El asistente de composición siempre debe encontrarse en una relación de horizontalidad para con las partes, es la única forma en que pueda involucrarse en el problema y asistir, aconsejar, encausar la solución. Si queremos un externo, un tercero que se superponga, traigamos al Juez, pero no le pidamos situarse en la cúspide de la relación triangular a un tercero que necesita dialogar, explorar y bajar al conflicto; eventualmente vivirlo.

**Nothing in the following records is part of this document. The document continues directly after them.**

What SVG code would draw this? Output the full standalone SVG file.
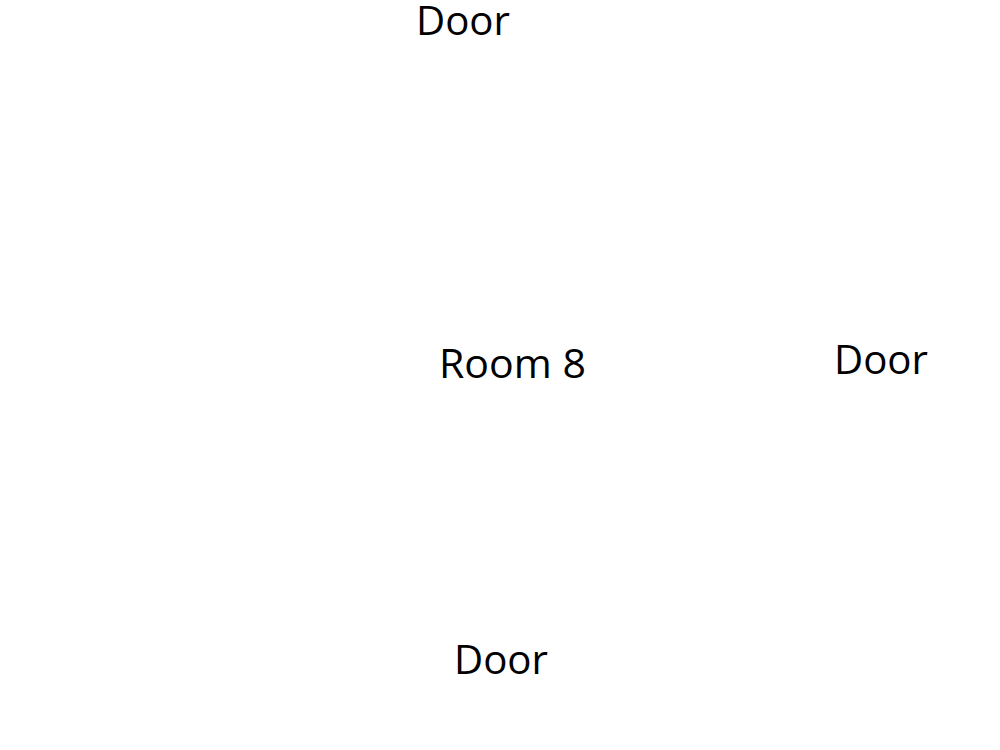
<svg xmlns="http://www.w3.org/2000/svg" width="1000" height="750" viewBox="0 0 1000 750">
<style>
.lbl{font-family:"Open Sans","Noto Sans","Liberation Sans",sans-serif;font-size:41px;fill:#000}
</style>
<rect width="1000" height="750" fill="#fff"/>
<g id="connectors"></g>
<g id="room8"><text class="lbl" x="439" y="378" textLength="147" lengthAdjust="spacingAndGlyphs">Room 8</text></g>
<g id="door-top"><text class="lbl" x="416" y="35" textLength="94" lengthAdjust="spacingAndGlyphs">Door</text></g>
<g id="door-right"><text class="lbl" x="834" y="374" textLength="94" lengthAdjust="spacingAndGlyphs">Door</text></g>
<g id="door-bottom"><text class="lbl" x="454" y="674" textLength="94" lengthAdjust="spacingAndGlyphs">Door</text></g>
</svg>
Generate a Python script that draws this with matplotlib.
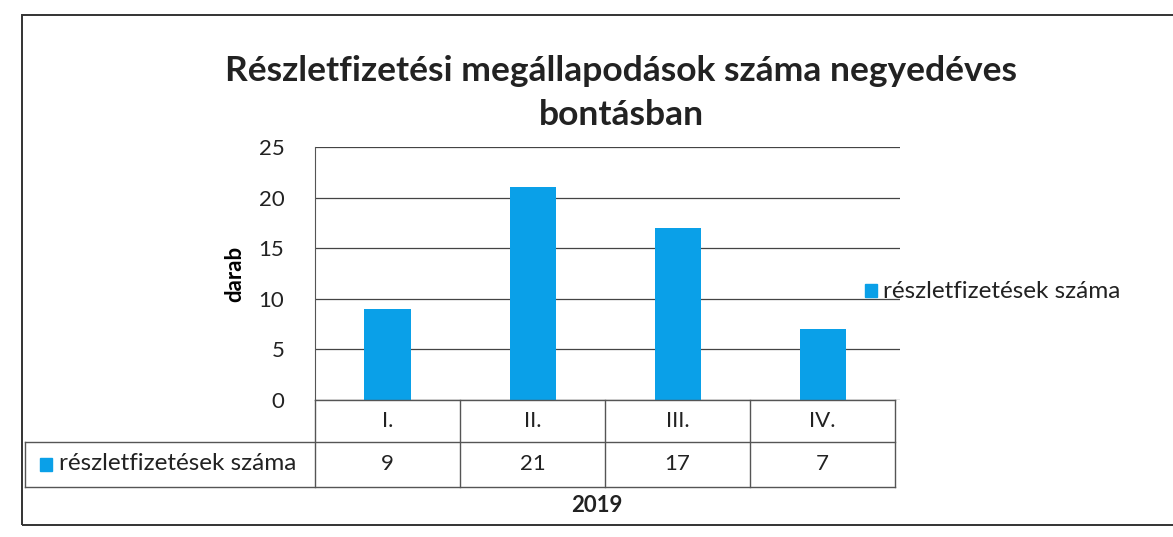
import matplotlib.pyplot as plt
from matplotlib.patches import Rectangle
from matplotlib.lines import Line2D

quarters = ["I.", "II.", "III.", "IV."]
counts = [9, 21, 17, 7]
series_name = "részletfizetések száma"
year_label = "2019"
title = "Részletfizetési megállapodások száma negyedéves\nbontásban"

BLUE = "#0aa0e8"
W, H = 1173, 537

plt.rcParams["font.family"] = ["Lato", "DejaVu Sans"]

fig = plt.figure(figsize=(W / 100, H / 100), dpi=100)

def fx(px):
    return px / W

def fy(py):
    return 1 - py / H

# outer chart frame
fig.add_artist(Rectangle((fx(22), fy(525)), fx(1200 - 22), fy(15) - fy(525),
                         fill=False, edgecolor="#333333", linewidth=1.4,
                         transform=fig.transFigure))

ax = fig.add_axes([fx(315), fy(400), fx(900) - fx(315), fy(147) - fy(400)])
x = range(len(quarters))
bars = ax.bar(x, counts, width=0.32, color=BLUE, label=series_name, zorder=3)
ax.set_xlim(-0.5, len(quarters) - 0.5 + 0.03)
ax.set_ylim(0, 25)
ax.set_yticks(range(0, 26, 5))
ax.tick_params(axis="y", length=0, labelsize=16, pad=22, colors="#222222")
ax.set_xticks([])
ax.grid(axis="y", color="#444444", linewidth=0.9, zorder=0)
for side in ["top", "right", "bottom"]:
    ax.spines[side].set_visible(False)
ax.spines["left"].set_color("#555555")
ax.set_ylabel("darab", fontsize=16, fontweight="bold", labelpad=10)

fig.suptitle(title, fontsize=25.5, fontweight="bold", y=fy(55), va="top",
             x=fx(621), linespacing=1.45, color="#222222")

# data table under the axis
col_edges = [315 + 145 * i for i in range(len(quarters) + 1)]
row_top, row_mid, row_bot = 400, 442, 487
lc = "#555555"
for y in (row_top, row_mid, row_bot):
    x0 = 315 if y == row_top else 25
    fig.add_artist(Line2D([fx(x0), fx(col_edges[-1])], [fy(y), fy(y)],
                          color=lc, linewidth=1.0))
for xe in col_edges:
    fig.add_artist(Line2D([fx(xe), fx(xe)], [fy(row_top), fy(row_bot)],
                          color=lc, linewidth=1.0))
fig.add_artist(Line2D([fx(25), fx(25)], [fy(row_mid), fy(row_bot)],
                      color=lc, linewidth=1.0))

for i, (q, c) in enumerate(zip(quarters, counts)):
    cx = fx((col_edges[i] + col_edges[i + 1]) / 2)
    fig.text(cx, fy((row_top + row_mid) / 2), q, ha="center", va="center",
             fontsize=16, color="#222222")
    fig.text(cx, fy((row_mid + row_bot) / 2), str(c), ha="center", va="center",
             fontsize=16, color="#222222")

fig.add_artist(Rectangle((fx(40), fy(471)), fx(12), fy(458) - fy(471),
                         color=BLUE, transform=fig.transFigure))
fig.text(fx(59), fy(464), series_name, ha="left", va="center", fontsize=17.5,
         color="#222222")

fig.text(fx(597), fy(505), year_label, ha="center", va="center", fontsize=16,
         fontweight="bold", color="#222222")

# legend on the right
fig.add_artist(Rectangle((fx(865), fy(297)), fx(12), fy(284) - fy(297),
                         color=BLUE, transform=fig.transFigure))
fig.text(fx(883), fy(291), series_name, ha="left", va="center", fontsize=17.5,
         color="#222222")

fig.savefig("out.png", dpi=100, facecolor="white")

La enseñanza clásica del Derecho Procesal, concebida como una rama del derecho que estudia el proceso como instrumento de resolución de controversias, sin duda debe ser repensada. Hoy nuestros conflictos requieren de métodos alternativos, y aquello debe sincerarse desde los primeros años de la formación de un abogado. El entendimiento de esta cuestión es en mi opinión lo único que puede evitar que las buenas intenciones del legislador se transformen en pétreas declaraciones de buena voluntad. O bien definirnos y avocar nuestros esfuerzos al perfeccionamiento de nuestro sistema de tutela jurisdiccional, pues incorporar en el ordenamiento modelos o diseños procedimentales para componer colaborativamente y luego usarlos para la litigación, es torcer o degenerar una idea bondadosa en su origen, en un modelo anómalo y único que solo genera mayor insatisfacción entre nosotros.